WHITE HOUSE

Potential Pardons for Trump Family Members Are Unpopular With Voters

But roughly half of GOP voters say they’d be OK with it

President Donald Trump kisses his son Eric Trump after his inauguration on the West Front of the U.S. Capitol on Jan. 20, 2017. More than half of voters say it would be inappropriate for the president to pardon his three eldest children. (Alex Wong/Getty Images)

President Donald Trump is said to be weighing pre-emptive pardons for his eldest children and close confidants such as son-in-law Jared Kushner and personal attorney Rudy Giuliani, potential acts of clemency that Morning Consult/Politico polling shows much of the American public would find unseemly, though a number of GOP voters backed the move.

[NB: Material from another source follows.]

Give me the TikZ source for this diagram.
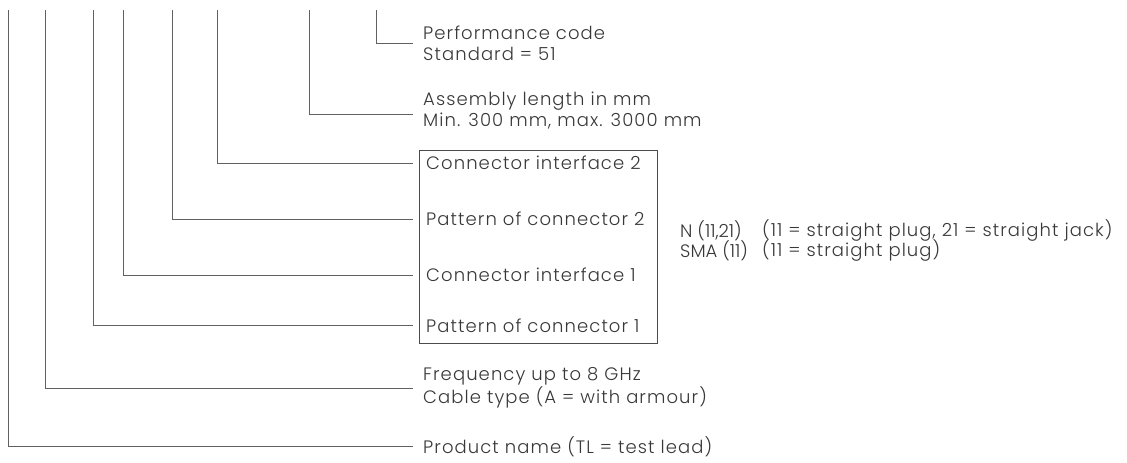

Slim majorities of voters said it would be inappropriate for Trump to pardon his three eldest children — Donald Jr., Eric and Ivanka — while just under half said it would be wrong to pardon Kushner and Giuliani. Around half of GOP voters said it would be appropriate for Trump to pardon his children and Giuliani, and roughly 2 in 5 said the same for Kushner.

The Dec. 4-6 poll of 1,990 registered voters, which has a margin of error of 2 percentage points, was conducted after The New York Times reported Trump was considering issuing pardons for the aforementioned quintet, and follows a Politico report that the president could shield as many as 20 people in his inner circle from federal charges amid fears that they could be targeted by the incoming Democratic administration.

The news is chiefly resonating among the president’s detractors: 34 percent of voters who have an unfavorable view of him said they’d heard a lot about a potential pardoning spree, compared to 15 percent of those with a favorable view of him who said the same.

For much of his presidency, Trump has tended to make decisions aimed at stoking his base, and Republican backing for the pardons is higher than it was for other potential beneficiaries during the past four years. In February, for example, just 38 percent of GOP voters said it would be appropriate for Trump to pardon longtime associate Roger Stone, who was sentenced to 40 months on charges stemming from former special counsel Robert Mueller’s Russia probe. But 43 percent of Republicans approved when Trump commuted Stone’s sentence in July.

However, some Republicans in Congress reportedly believe that such a maneuver could have political ramifications for the party, and the survey shows at least 3 in 4 Democrats and more independents than not think it would be wrong for Trump to pardon his children, his son-in-law and his personal lawyer.